By Foo Yun Chee
BRUSSELS, Nov 13 (Reuters) - Liberty Global and
Telefonica have not offered concessions to European
Union antitrust regulators reviewing their plan to combine their
British businesses, the European Commission website showed on
Friday.
The U.S. cable operator and the Spanish telecoms provider
want to merge Virgin Media and O2 in a $38 billion deal to
better compete with market leader BT.
Nov. 12 was the deadline for the two companies to offer
concessions should the EU competition enforcer voice concerns.
The Commission's website showed none had been submitted.
That could suggest either the deal is heading for
unconditional clearance after the EU's preliminary review ends
on Nov. 19, or the Commission could open a four-month long
investigation after that date.
Unlike deals between mobile operators, those between a cable
operator and a telecoms provider typically trigger few to no
competition concerns from competition regulators.

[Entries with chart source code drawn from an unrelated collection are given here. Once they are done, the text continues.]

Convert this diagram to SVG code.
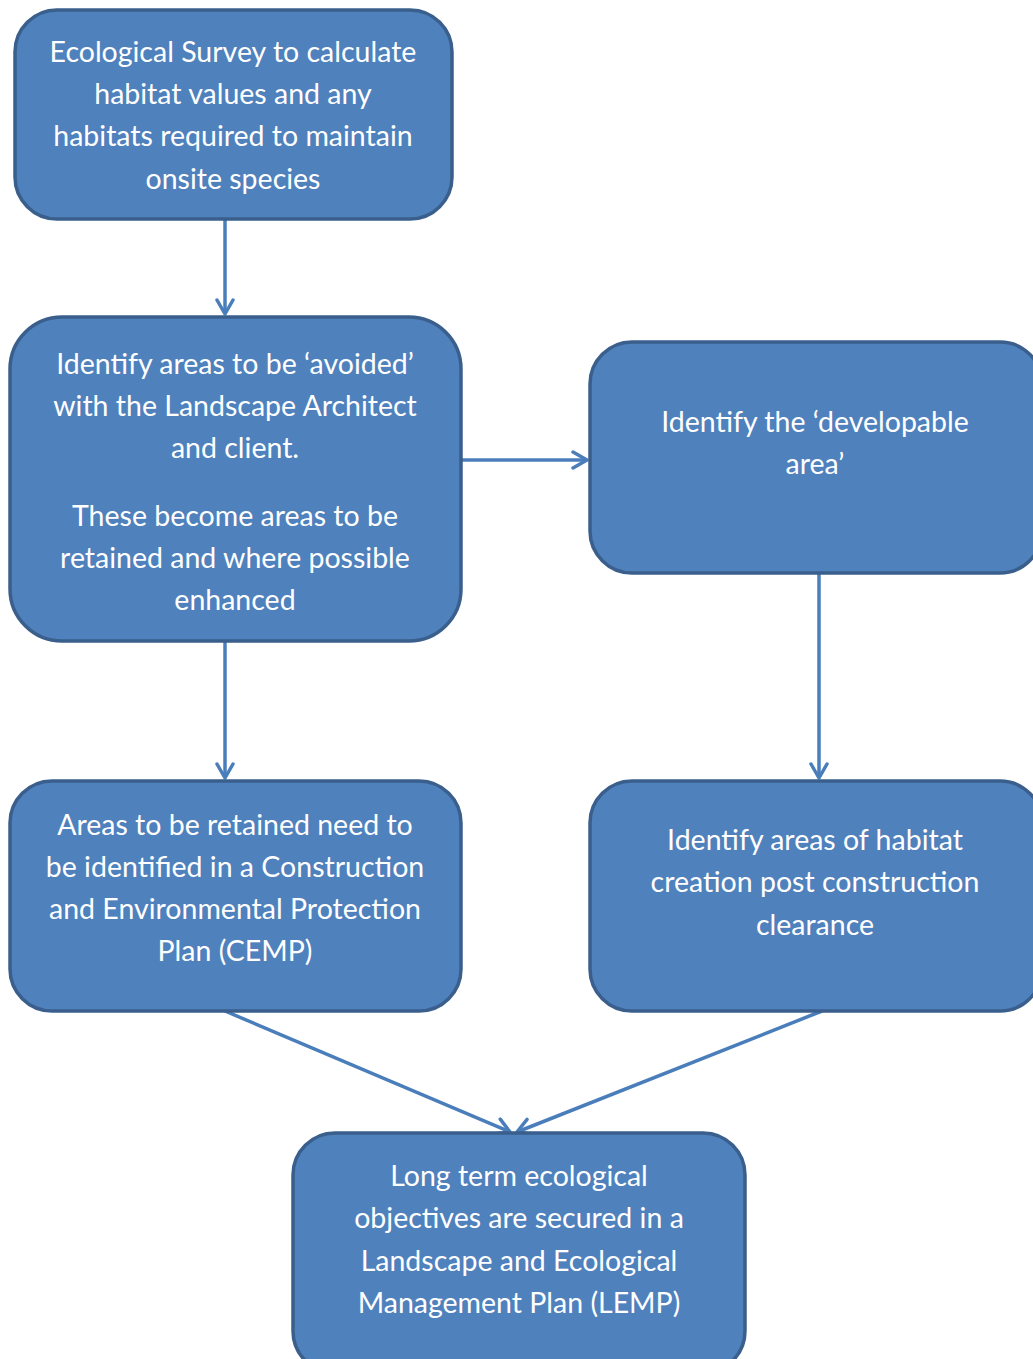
<svg xmlns="http://www.w3.org/2000/svg" width="1033" height="1359" viewBox="0 0 1033 1359">
<defs>
<style>
.box{fill:#4F81BD;stroke:#3A5F8C;stroke-width:3.5}
.t{font-family:Lato,"Liberation Sans",sans-serif;font-size:28.5px;fill:#fff;text-anchor:middle}
.c{stroke:#4A7EBB;stroke-width:3.5;fill:none}
</style>
<marker id="ah" viewBox="0 0 20 20" refX="18" refY="10" markerWidth="20" markerHeight="20" markerUnits="userSpaceOnUse" orient="auto">
<path d="M4,2 L18,10 L4,18" fill="none" stroke="#4A7EBB" stroke-width="3.5" stroke-linecap="round" stroke-linejoin="round"/>
</marker>
</defs>
<rect width="1033" height="1359" fill="#fff"/>
<g id="connectors">
<line class="c" x1="225" y1="219" x2="225" y2="314" marker-end="url(#ah)"/>
<line class="c" x1="461" y1="460" x2="587" y2="460" marker-end="url(#ah)"/>
<line class="c" x1="225" y1="641" x2="225" y2="778" marker-end="url(#ah)"/>
<line class="c" x1="819" y1="573" x2="819" y2="778" marker-end="url(#ah)"/>
<line class="c" x1="225" y1="1011" x2="510" y2="1132" marker-end="url(#ah)"/>
<line class="c" x1="822" y1="1011" x2="517" y2="1132" marker-end="url(#ah)"/>
</g>
<g id="n1">
<rect class="box" x="15" y="10" width="437" height="209" rx="42"/>
<text class="t"><tspan x="233" y="62">Ecological Survey to calculate</tspan><tspan x="233" y="104">habitat values and any</tspan><tspan x="233" y="146">habitats required to maintain</tspan><tspan x="233" y="189">onsite species</tspan></text>
</g>
<g id="n2">
<rect class="box" x="10" y="317" width="451" height="324" rx="52"/>
<text class="t"><tspan x="235" y="374">Identify areas to be ‘avoided’</tspan><tspan x="235" y="416">with the Landscape Architect</tspan><tspan x="235" y="458">and client.</tspan><tspan x="235" y="526">These become areas to be</tspan><tspan x="235" y="568">retained and where possible</tspan><tspan x="235" y="610">enhanced</tspan></text>
</g>
<g id="n3">
<rect class="box" x="590" y="342" width="452" height="231" rx="42"/>
<text class="t"><tspan x="815" y="432">Identify the ‘developable</tspan><tspan x="815" y="474">area’</tspan></text>
</g>
<g id="n4">
<rect class="box" x="10" y="781" width="451" height="230" rx="42"/>
<text class="t"><tspan x="235" y="835">Areas to be retained need to</tspan><tspan x="235" y="877">be identified in a Construction</tspan><tspan x="235" y="919">and Environmental Protection</tspan><tspan x="235" y="961">Plan (CEMP)</tspan></text>
</g>
<g id="n5">
<rect class="box" x="590" y="781" width="452" height="230" rx="42"/>
<text class="t"><tspan x="815" y="850">Identify areas of habitat</tspan><tspan x="815" y="892">creation post construction</tspan><tspan x="815" y="935">clearance</tspan></text>
</g>
<g id="n6">
<rect class="box" x="293" y="1133" width="452" height="240" rx="42"/>
<text class="t"><tspan x="519" y="1186">Long term ecological</tspan><tspan x="519" y="1228">objectives are secured in a</tspan><tspan x="519" y="1271">Landscape and Ecological</tspan><tspan x="519" y="1313">Management Plan (LEMP)</tspan></text>
</g>
</svg>
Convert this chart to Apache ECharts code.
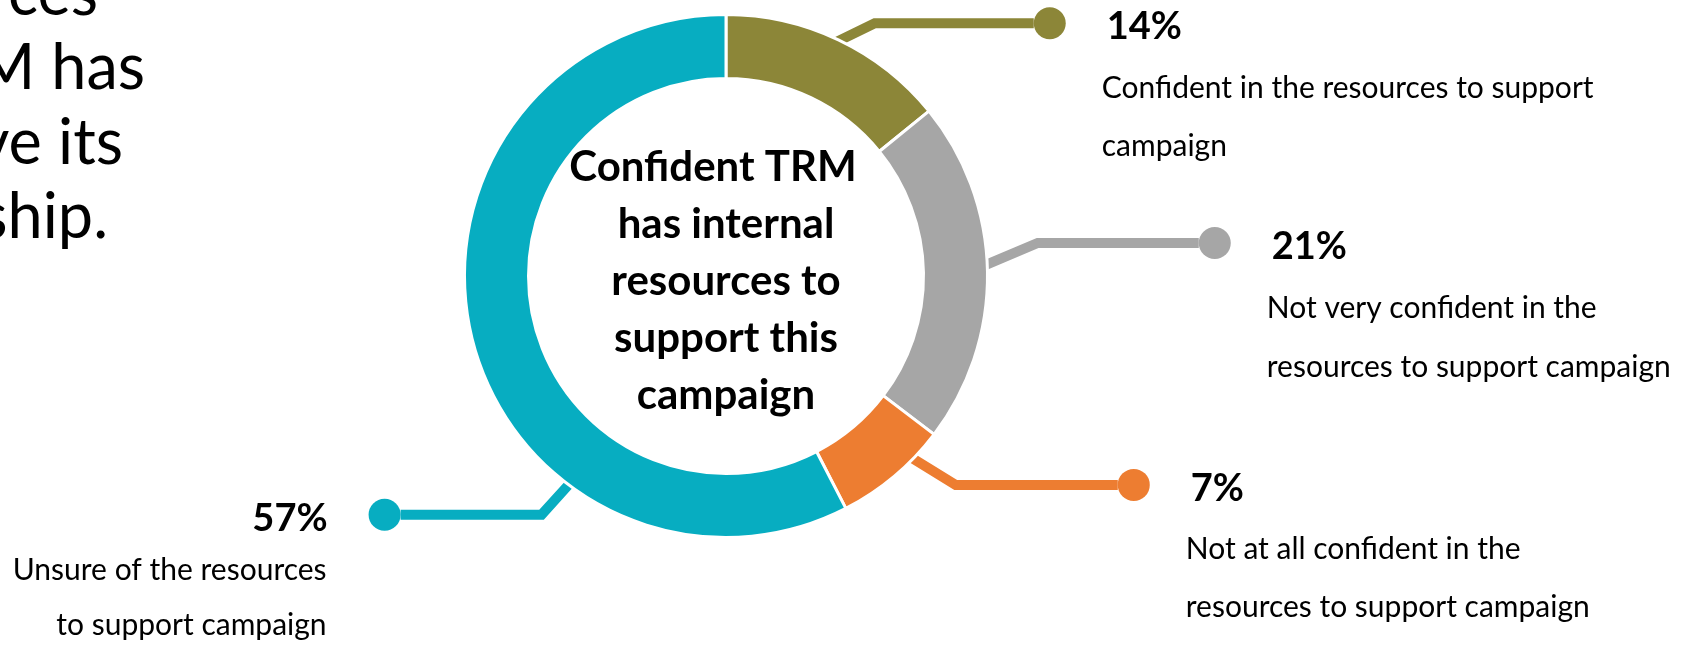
<!DOCTYPE html>
<html>
<head>
<meta charset="utf-8">
<script src="https://cdn.jsdelivr.net/npm/echarts@6/dist/echarts.min.js"></script>
<style>
  html, body { margin: 0; padding: 0; background: #ffffff; }
  #chart { width: 1690px; height: 645px; }
</style>
</head>
<body>
<div id="chart"></div>
<script>
// Share of respondents by confidence that TRM has the internal resources for the campaign
const shares = [14, 21, 7, 57];
const descLines = [
  ['Confident in the resources to support', 'campaign'],
  ['Not very confident in the', 'resources to support campaign'],
  ['Not at all confident in the', 'resources to support campaign'],
  ['Unsure of the resources', 'to support campaign']
];
const centerTitle = ['Confident TRM', 'has internal', 'resources to', 'support this', 'campaign'];
const sideNote = ['ces', 'M has', 've its', 'ship.'];

// ---- styling ----
const COLORS = ['#8C8638', '#A6A6A6', '#ED7D31', '#07ADC1'];
const CENTER = [726, 276];
const R_IN = 197.5, R_OUT = 261.5;
const RING_EDGE = 260;
const DOT_R = 16;
const FONT = 'Lato';
// leader per slice: point along the slice sweep where it leaves the ring,
// first leg offset from the ring edge, and horizontal run to the dot centre
const LEADERS = [
  { at: 0.50, leg: [37, -18], run: 175 },
  { at: 0.48, leg: [52, -22], run: 177 },
  { at: 0.28, leg: [44, 27], run: 178 },
  { at: 0.31, leg: [-28, 31], run: 157 }
];
// row heights: first row (dot + percentage), description rows
const ROWS = [[72, 58], [72, 59], [70, 58], [57, 55]];
const NOTE_RIGHT = [98, 145, 123, 108];
const NOTE_BASE = [14.5, 89, 163.5, 238];

const total = shares.reduce((a, b) => a + b, 0);
const isLeft = i => LEADERS[i].leg[0] < 0;

function richFor(i) {
  const [h1, h2] = ROWS[i];
  return {
    pct: { fontFamily: FONT, fontWeight: 'bold', fontSize: 38, color: '#000', lineHeight: h1, padding: [8, 0, 0, 0] },
    gap: { width: 41, height: 10, lineHeight: h1 },
    desc: { fontFamily: FONT, fontSize: 30, color: '#000', lineHeight: h2 },
    pad: { width: isLeft(i) ? 42 + 2 * DOT_R : 36 + 2 * DOT_R, height: 10, lineHeight: h2 },
    dot: {
      width: 2 * DOT_R, height: 2 * DOT_R, borderRadius: DOT_R,
      backgroundColor: COLORS[i], lineHeight: h1
    }
  };
}

function labelText(p) {
  const i = p.dataIndex;
  const d = descLines[i];
  if (isLeft(i)) {
    return '{pct|' + p.value + '%}{gap|}{dot|}\n{desc|' + d[0] + '}{pad|}\n{desc|' + d[1] + '}{pad|}';
  }
  return '{dot|}{gap|}{pct|' + p.value + '%}\n{pad|}{desc|' + d[0] + '}\n{pad|}{desc|' + d[1] + '}';
}

function leaderLayout(p) {
  const i = p.dataIndex;
  let before = 0;
  for (let k = 0; k < i; k++) before += shares[k];
  const L = LEADERS[i];
  const ang = (before + shares[i] * L.at) / total * Math.PI * 2;
  const ex = CENTER[0] + RING_EDGE * Math.sin(ang);
  const ey = CENTER[1] - RING_EDGE * Math.cos(ang);
  const len = Math.hypot(L.leg[0], L.leg[1]);
  const sx = ex - L.leg[0] / len * 5, sy = ey - L.leg[1] / len * 5;
  const bx = ex + L.leg[0], by = ey + L.leg[1];
  const dir = isLeft(i) ? -1 : 1;
  const hx = bx + dir * (L.run - DOT_R);
  return {
    x: hx,
    y: by - ROWS[i][0] / 2,
    align: isLeft(i) ? 'right' : 'left',
    verticalAlign: 'top',
    labelLinePoints: [[sx, sy], [bx, by], [hx, by]]
  };
}

const chart = echarts.init(document.getElementById('chart'), null, { renderer: 'canvas' });

// centre caption; the first line carries a trailing space as in the original layout
const captionText = centerTitle.map((t, i) => '{t|' + t + '}' + (i === 0 ? '{sp|}' : '')).join('\n');

const graphics = [{
  type: 'text', x: CENTER[0], y: 281,
  style: {
    text: captionText, fill: '#000', align: 'center', verticalAlign: 'middle',
    rich: {
      t: { fontFamily: FONT, fontWeight: 'bold', fontSize: 42, lineHeight: 57, fill: '#000', color: '#000' },
      sp: { width: 26, height: 10, lineHeight: 57 }
    }
  }
}].concat(sideNote.map((t, i) => ({
  type: 'text', x: NOTE_RIGHT[i], y: NOTE_BASE[i] - 20,
  style: { text: t, fontFamily: FONT, fontSize: 63, fill: '#000', align: 'right', verticalAlign: 'middle' }
})));

chart.setOption({
  backgroundColor: '#ffffff',
  animation: false,
  graphic: graphics,
  series: [{
    type: 'pie',
    center: CENTER,
    radius: [R_IN, R_OUT],
    startAngle: 90,
    clockwise: true,
    avoidLabelOverlap: false,
    silent: true,
    emphasis: { disabled: true },
    itemStyle: { borderColor: '#ffffff', borderWidth: 3 },
    label: {
      show: true, position: 'outside', alignTo: 'none', edgeDistance: 0,
      overflow: 'none', formatter: labelText
    },
    labelLine: {
      show: true, length: 4, length2: 4, smooth: false,
      lineStyle: { width: 10, cap: 'butt', join: 'miter' }
    },
    labelLayout: leaderLayout,
    data: shares.map((v, i) => ({
      value: v,
      name: descLines[i].join(' '),
      itemStyle: { color: COLORS[i] },
      label: { rich: richFor(i) }
    }))
  }]
});
</script>
</body>
</html>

A Commission spokeswoman referred to the EU executive's
website when asked about concessions.
Liberty Global and Telefonica said in a joint statement that
the deal should be swiftly approved.
"We have specifically addressed all of the issues raised in
submissions we have made to the CMA, Ofcom and the EU. We have
made a compelling case to allow a clearance of the transaction
as soon possible," they said, referring to two UK watchdogs.
Britain's Competition and Markets Authority (CMA) last month
asked to take over the review, citing the deal's impact in the
UK and after Brexit. The Commission has yet to decide on its
request but may be reluctant to hand it over in order to ensure
a harmonised policy across the bloc.